– Понимаете, Андрей Георгиевич, – объяснял Володя, – есть человеки, а есть буратины. У буратин под кожей все из дерева.
– Ну ты, я надеюсь, не собираешься ножиком проверять, кто буратино, а кто человек? – спрашивал я.
– Да нет, что вы, Андрей Георгиевич, мне это не надо. Я чувствую и легко определяю.
– Ну хорошо, – спрашиваю я. – Вот я кто? Человек или буратино?
– Вы, Андрей Георгиевич, человек. И медсестра Таня тоже человек. А вот санитар Николай Федорович – буратино.
Странно, подумал я тогда. Примитивно вроде, а как точно.
Я и сегодня смотрю на людей и вспоминаю Володю К. Думаю, вот этот – человек. А этот – точно буратино.
И вот как-то сидим мы с Володей К. в холле отделения. Холл большой и просторный. Потолки высоченные. В этом холле вечером происходили свидания родственников с больными, а днем врачи там собирали у больных анамнез и писали свои истории болезни.
Окна, надо сказать, в холле были огромными.
Отделение было на первом этаже. Так вот, сидим мы с Володей и беседуем около этого огромного окна. А за окном чистое голубое небо, старые липы, зеленая густая трава. В общем, лето.
И вдруг Володя К. мне заявляет:
– А знаете, Андрей Георгиевич, что я могу влиять на погоду?
– То есть как? – спрашиваю я.
– А так… Вот если засуха, например, я могу вызвать дождь. А если, наоборот, дожди, могу сделать так, что они прекратятся. Вы скажите, Андрей Георгиевич, кому-нибудь там, наверху. Наша страна ведь все время борется за урожай. А я помогу, принесу стране пользу.
Настроение у меня было боевое. Я начал изучать психиатрию и был открыт к новым знаниям. За плечами был уже какой-никакой жизненный опыт. Я видел моря и океаны. Я уже что-то знал и что-то умел. Но хотелось, очень хотелось эксперимента.
– Ну хорошо, Володя, – говорю я. – Давай сделай сейчас, чтобы пошел дождь. Подул ветер. А то какая-то уж больно хорошая погода. Даже противно работать.
– Хорошо, Андрей Георгиевич, сейчас сделаю. Подождите немного…

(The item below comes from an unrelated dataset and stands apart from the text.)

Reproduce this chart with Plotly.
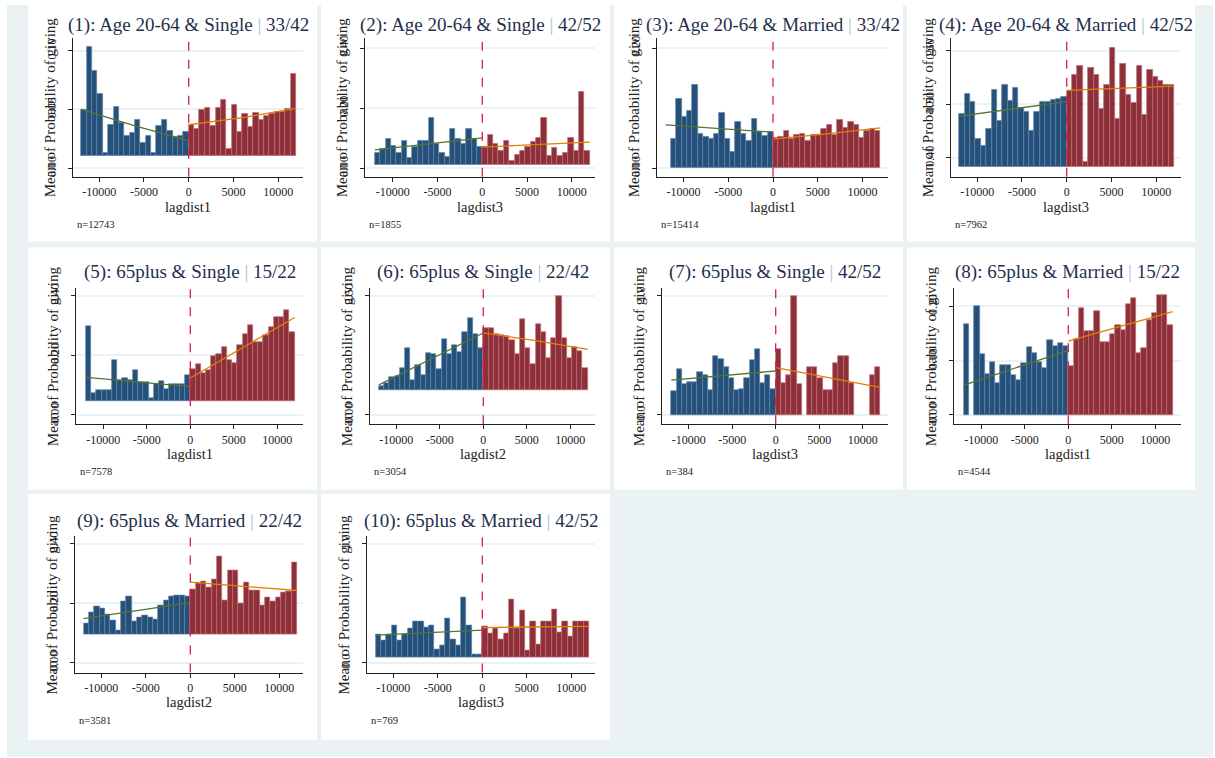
import numpy as np
import plotly.graph_objects as go

W, H = 1215, 758

# ---------------- data ----------------
bin_edges = np.arange(-12000, 12001, 600)
bin_centers = (bin_edges[:-1] + bin_edges[1:]) / 2
left_x = bin_centers[bin_centers < 0]
right_x = bin_centers[bin_centers > 0]
fit_x_left = [-12000, -6000, 0]
fit_x_right = [0, 6000, 12000]
x_tick_vals = [-10000, -5000, 0, 5000, 10000]
x_tick_text = ["-10000", "-5000", "0", "5000", "10000"]

titles = ["(1): Age 20-64 & Single", "(2): Age 20-64 & Single", "(3): Age 20-64 & Married",
          "(4): Age 20-64 & Married", "(5): 65plus & Single", "(6): 65plus & Single",
          "(7): 65plus & Single", "(8): 65plus & Married", "(9): 65plus & Married",
          "(10): 65plus & Married"]
title_suffix = ["33/42", "42/52", "33/42", "42/52", "15/22", "22/42", "42/52", "15/22", "22/42", "42/52"]
xvars = ["lagdist1", "lagdist3", "lagdist1", "lagdist3", "lagdist1", "lagdist2", "lagdist3",
         "lagdist1", "lagdist2", "lagdist3"]
n_obs = ["n=12743", "n=1855", "n=15414", "n=7962", "n=7578", "n=3054", "n=384", "n=4544",
         "n=3581", "n=769"]
ytick_vals = [[0, 0.05, 0.10], [0, 0.2, 0.4], [0, 0.2], [0.4, 0.5, 0.6], [0, 0.2, 0.4],
              [0, 0.5], [0, 1.0], [0, 0.1, 0.2], [0, 0.2, 0.4], [0, 1.0]]
ytick_text = [["0.00", "0.05", "0.10"], ["0.00", "0.20", "0.40"], ["0.00", "0.20"],
              ["0.40", "0.50", "0.60"], ["0.00", "0.20", "0.40"], ["0.00", "0.50"],
              ["0.0", "1.0"], ["0.00", "0.10", "0.20"], ["0.00", "0.20", "0.40"], ["0.0", "1.0"]]
bar_base = [0.0107, 0.012, 0.0, 0.383, 0.045, 0.104, 0.0, 0.0, 0.097, 0.047]

p1_left = [0.050, 0.103, 0.083, 0.063, 0.013, 0.037, 0.052, 0.039, 0.028, 0.030,
           0.041, 0.022, 0.028, 0.013, 0.036, 0.041, 0.032, 0.027, 0.028, 0.031]
p1_right = [0.037, 0.0335, 0.050, 0.0515, 0.036, 0.0515, 0.058, 0.0166, 0.054, 0.031,
            0.046, 0.035, 0.047, 0.041, 0.045, 0.046, 0.0476, 0.048, 0.051, 0.080]
p2_left = [0.050, 0.064, 0.097, 0.076, 0.050, 0.092, 0.034, 0.072, 0.092, 0.092,
           0.168, 0.081, 0.050, 0.039, 0.131, 0.098, 0.081, 0.131, 0.098, 0.070]
p2_right = [0.072, 0.111, 0.081, 0.059, 0.092, 0.026, 0.046, 0.059, 0.072, 0.087,
            0.101, 0.168, 0.042, 0.068, 0.042, 0.053, 0.101, 0.059, 0.253, 0.057]
p3_left = [0.0, 0.0485, 0.116, 0.085, 0.095, 0.138, 0.058, 0.053, 0.0485, 0.058,
           0.093, 0.0485, 0.028, 0.078, 0.058, 0.046, 0.083, 0.060, 0.054, 0.060]
p3_right = [0.050, 0.052, 0.062, 0.0485, 0.056, 0.057, 0.046, 0.056, 0.056, 0.065,
            0.073, 0.055, 0.080, 0.068, 0.078, 0.072, 0.050, 0.062, 0.065, 0.062]
p4_left = [0.483, 0.520, 0.505, 0.435, 0.423, 0.454, 0.528, 0.470, 0.536, 0.507,
           0.531, 0.494, 0.486, 0.451, 0.486, 0.505, 0.505, 0.509, 0.511, 0.514]
p4_right = [0.526, 0.556, 0.572, 0.392, 0.568, 0.556, 0.491, 0.536, 0.606, 0.474,
            0.575, 0.517, 0.502, 0.572, 0.480, 0.564, 0.551, 0.543, 0.537, 0.536]
p5_left = [0.297, 0.074, 0.082, 0.082, 0.082, 0.184, 0.117, 0.124, 0.117, 0.149,
           0.110, 0.110, 0.057, 0.104, 0.113, 0.087, 0.104, 0.102, 0.104, 0.134]
p5_right = [0.154, 0.169, 0.140, 0.149, 0.199, 0.204, 0.227, 0.184, 0.173, 0.236,
            0.272, 0.303, 0.244, 0.246, 0.269, 0.296, 0.327, 0.327, 0.352, 0.277]
p6_left = [0.122, 0.132, 0.157, 0.164, 0.196, 0.279, 0.146, 0.210, 0.168, 0.261,
           0.254, 0.192, 0.317, 0.254, 0.293, 0.265, 0.349, 0.407, 0.338, 0.279]
p6_right = [0.363, 0.363, 0.340, 0.335, 0.331, 0.313, 0.257, 0.400, 0.282, 0.215,
            0.382, 0.349, 0.238, 0.321, 0.500, 0.321, 0.238, 0.285, 0.268, 0.196]
p7_left = [0.197, 0.383, 0.258, 0.272, 0.272, 0.356, 0.336, 0.208, 0.494, 0.472,
           0.403, 0.306, 0.208, 0.217, 0.306, 0.458, 0.550, 0.264, 0.336, 0.217]
p7_right = [0.550, 0.264, 0.336, 1.000, 0.258, 0.0, 0.403, 0.403, 0.308, 0.208,
            0.208, 0.439, 0.494, 0.494, 0.264, 0.0, 0.0, 0.0, 0.336, 0.403]
p8_left = [0.168, 0.0, 0.201, 0.112, 0.075, 0.098, 0.059, 0.092, 0.092, 0.074,
           0.065, 0.095, 0.124, 0.113, 0.098, 0.087, 0.137, 0.126, 0.133, 0.126]
p8_right = [0.090, 0.139, 0.197, 0.154, 0.154, 0.191, 0.135, 0.135, 0.148, 0.165,
            0.157, 0.204, 0.215, 0.113, 0.123, 0.174, 0.188, 0.220, 0.220, 0.165]
p9_left = [0.132, 0.169, 0.189, 0.183, 0.161, 0.141, 0.108, 0.206, 0.224, 0.139,
           0.154, 0.158, 0.154, 0.147, 0.194, 0.208, 0.224, 0.228, 0.228, 0.224]
p9_right = [0.247, 0.266, 0.274, 0.254, 0.280, 0.356, 0.210, 0.310, 0.310, 0.199,
            0.269, 0.243, 0.243, 0.194, 0.221, 0.206, 0.221, 0.236, 0.241, 0.336]
p10_left = [0.236, 0.186, 0.242, 0.311, 0.186, 0.236, 0.292, 0.347, 0.347, 0.297,
            0.311, 0.117, 0.144, 0.375, 0.200, 0.144, 0.553, 0.311, 0.067, 0.067]
p10_right = [0.303, 0.247, 0.292, 0.200, 0.247, 0.533, 0.292, 0.442, 0.108, 0.347,
             0.158, 0.347, 0.347, 0.450, 0.256, 0.347, 0.225, 0.347, 0.347, 0.347]

p1_green, p1_orange = [0.050, 0.036, 0.0235], [0.037, 0.043, 0.051]
p2_green, p2_orange = [0.061, 0.081, 0.101], [0.070, 0.078, 0.087]
p3_green, p3_orange = [0.072, 0.066, 0.060], [0.0485, 0.057, 0.067]
p4_green, p4_orange = [0.478, 0.491, 0.505], [0.526, 0.530, 0.534]
p5_green, p5_orange = [0.126, 0.110, 0.095], [0.124, 0.226, 0.327]
p6_green, p6_orange = [0.126, 0.235, 0.344], [0.344, 0.312, 0.275]
p7_green, p7_orange = [0.292, 0.330, 0.369], [0.397, 0.314, 0.231]
p8_green, p8_orange = [0.055, 0.087, 0.119], [0.136, 0.163, 0.190]
p9_green, p9_orange = [0.149, 0.175, 0.202], [0.271, 0.257, 0.243]
p10_green, p10_orange = [0.233, 0.254, 0.275], [0.297, 0.301, 0.306]

lefts = [p1_left, p2_left, p3_left, p4_left, p5_left, p6_left, p7_left, p8_left, p9_left, p10_left]
rights = [p1_right, p2_right, p3_right, p4_right, p5_right, p6_right, p7_right, p8_right, p9_right, p10_right]
greens = [p1_green, p2_green, p3_green, p4_green, p5_green, p6_green, p7_green, p8_green, p9_green, p10_green]
oranges = [p1_orange, p2_orange, p3_orange, p4_orange, p5_orange, p6_orange, p7_orange, p8_orange, p9_orange, p10_orange]

# ---------------- layout geometry (pixels) ----------------
geom = [
    dict(L=73, R=303, T=33, B=173, x0=188.7, s=89.5, tp=(164.3, 46.0), ty=20),
    dict(L=365, R=595, T=33, B=173, x0=482.3, s=89.5, tp=(164.3, 43.3), ty=20),
    dict(L=657, R=888, T=33, B=173, x0=773.0, s=89.5, tp=(164.3, 43.3), ty=20),
    dict(L=951, R=1181, T=33, B=173, x0=1066.7, s=89.5, tp=(154.0, 46.0), ty=20),
    dict(L=76, R=303, T=285, B=422, x0=190.3, s=87.0, tp=(412.7, 292.7), ty=269),
    dict(L=370, R=595, T=285, B=422, x0=483.3, s=87.0, tp=(412.7, 292.7), ty=269),
    dict(L=662, R=888, T=285, B=422, x0=775.7, s=87.0, tp=(412.7, 292.7), ty=269),
    dict(L=954, R=1181, T=285, B=422, x0=1068.3, s=87.0, tp=(412.7, 303.3), ty=269),
    dict(L=75, R=303, T=535, B=672, x0=190.3, s=89.0, tp=(662.3, 542.3), ty=519),
    dict(L=367, R=595, T=535, B=672, x0=482.3, s=89.0, tp=(662.3, 542.3), ty=519),
]
panel_boxes = [
    (28, 0, 317, 238), (321, 0, 610, 238), (614, 0, 903, 238), (907, 0, 1195, 238),
    (28, 244, 317, 488), (321, 244, 610, 488), (614, 244, 903, 488), (907, 244, 1195, 488),
    (28, 492, 317, 740), (321, 492, 610, 740),
]

BLUE, BLUE_EDGE = "#24507a", "#5d82a6"
RED, RED_EDGE = "#8e3039", "#bb6a72"
GREEN, ORANGE = "#55752f", "#e37e00"
VLINE = "#d61f4b"
BG = "#eaf2f3"
GRID = "#eaf2f3"
FONT = "Liberation Serif"
TITLE_COL = "#1f2f4e"

fig = go.Figure()
shapes = []
annotations = []
layout = {}

shapes.append(dict(type="rect", xref="paper", yref="paper", x0=7 / W, x1=1213 / W, y0=1 - 757 / H, y1=1,
                   fillcolor=BG, line=dict(width=0), layer="below"))
for (x0, y0, x1, y1) in panel_boxes:
    shapes.append(dict(type="rect", xref="paper", yref="paper", x0=x0 / W, x1=x1 / W,
                       y0=1 - y1 / H, y1=1 - y0 / H, fillcolor="white", line=dict(width=0), layer="below"))


def bar_heights(vals, base):
    v = np.array(vals, dtype=float)
    h = v - base
    h[v <= 0] = np.nan  # empty bins draw nothing
    return h


for i in range(10):
    g = geom[i]
    k = i + 1
    xa = "x" if k == 1 else f"x{k}"
    ya = "y" if k == 1 else f"y{k}"
    base = bar_base[i]
    fig.add_trace(go.Bar(x=left_x, y=bar_heights(lefts[i], base), base=base, width=600,
                         marker=dict(color=BLUE, line=dict(color=BLUE_EDGE, width=0.7)),
                         xaxis=xa, yaxis=ya, showlegend=False, hoverinfo="skip"))
    fig.add_trace(go.Bar(x=right_x, y=bar_heights(rights[i], base), base=base, width=600,
                         marker=dict(color=RED, line=dict(color=RED_EDGE, width=0.7)),
                         xaxis=xa, yaxis=ya, showlegend=False, hoverinfo="skip"))
    fig.add_trace(go.Scatter(x=fit_x_left, y=greens[i], mode="lines", line=dict(color=GREEN, width=1.3),
                             xaxis=xa, yaxis=ya, showlegend=False, hoverinfo="skip"))
    fig.add_trace(go.Scatter(x=fit_x_right, y=oranges[i], mode="lines", line=dict(color=ORANGE, width=1.3),
                             xaxis=xa, yaxis=ya, showlegend=False, hoverinfo="skip"))

    yt = ytick_vals[i]
    p_lo, p_hi = g["tp"]
    kk = (yt[-1] - yt[0]) / (p_lo - p_hi)
    y_bot = yt[0] + (p_lo - g["B"]) * kk
    y_top = yt[0] + (p_lo - g["T"]) * kk
    x_min = (g["L"] - g["x0"]) / g["s"] * 10000
    x_max = (g["R"] - g["x0"]) / g["s"] * 10000

    layout["xaxis" if k == 1 else f"xaxis{k}"] = dict(
        domain=[g["L"] / W, g["R"] / W], range=[x_min, x_max], anchor=ya,
        tickvals=x_tick_vals, ticktext=x_tick_text, ticks="outside", ticklen=4, tickwidth=1,
        tickcolor="#222", showline=True, linecolor="#222", linewidth=1.3, showgrid=False,
        zeroline=False, tickfont=dict(family=FONT, size=12, color="#222"), fixedrange=True)
    layout["yaxis" if k == 1 else f"yaxis{k}"] = dict(
        domain=[1 - g["B"] / H, 1 - g["T"] / H], range=[y_bot, y_top], anchor=xa,
        tickvals=yt, ticktext=ytick_text[i], tickangle=-90, ticks="outside", ticklen=4,
        tickwidth=1, tickcolor="#222", showline=True, linecolor="#222", linewidth=1.3,
        showgrid=True, gridcolor=GRID, gridwidth=1.5, zeroline=False,
        ticklabelstandoff=7,
        tickfont=dict(family=FONT, size=12, color="#222"), fixedrange=True)

    # dashed cutoff line at 0
    shapes.append(dict(type="line", xref=xa, yref=f"{ya} domain", x0=0, x1=0, y0=0, y1=1,
                       line=dict(color=VLINE, width=1.3, dash="dash")))
    cx = (g["L"] + g["R"]) / 2
    annotations.append(dict(
        text=f"{titles[i]} <span style='color:#9cc3dc'>|</span> {title_suffix[i]}",
        xref="paper", yref="paper", x=cx / W, y=1 - g["ty"] / H, showarrow=False,
        xanchor="center", yanchor="middle", font=dict(family=FONT, size=19, color=TITLE_COL)))
    annotations.append(dict(
        text="Mean of Probability of giving", xref="paper", yref="paper",
        x=(g["L"] - 23) / W, y=1 - (g["T"] + g["B"]) / 2 / H, textangle=-90, showarrow=False,
        xanchor="center", yanchor="middle", font=dict(family=FONT, size=15, color="#222")))
    annotations.append(dict(
        text=xvars[i], xref="paper", yref="paper", x=cx / W, y=1 - (g["B"] + 30) / H,
        showarrow=False, xanchor="center", yanchor="middle",
        font=dict(family=FONT, size=14.5, color="#222")))
    annotations.append(dict(
        text=n_obs[i], xref="paper", yref="paper", x=(g["L"] + 2) / W, y=1 - (g["B"] + 48) / H,
        showarrow=False, xanchor="left", yanchor="middle",
        font=dict(family=FONT, size=10.5, color="#222")))

fig.update_layout(
    width=W, height=H, autosize=False, margin=dict(l=0, r=0, t=0, b=0),
    paper_bgcolor="white", plot_bgcolor="rgba(0,0,0,0)", bargap=0, barmode="overlay",
    shapes=shapes, annotations=annotations, **layout)

fig.write_html("out.html")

И Володя К. повернулся к окну и стал в него пристально смотреть. А я наклонился и стал писать дневники в историях болезней своих пациентов, чтобы не терять времени даром.
Когда я поднял голову и посмотрел в окно, на небе тихо плыло одно пушистое облачко. Был полный штиль.
– Ну что, Володя, получается?
– Получится. Сейчас подождите еще немного.
И опять я стал писать, а он – пристально смотреть в большое кащенковское окно.
Когда я оторвался от своей писанины второй раз, то был поражен.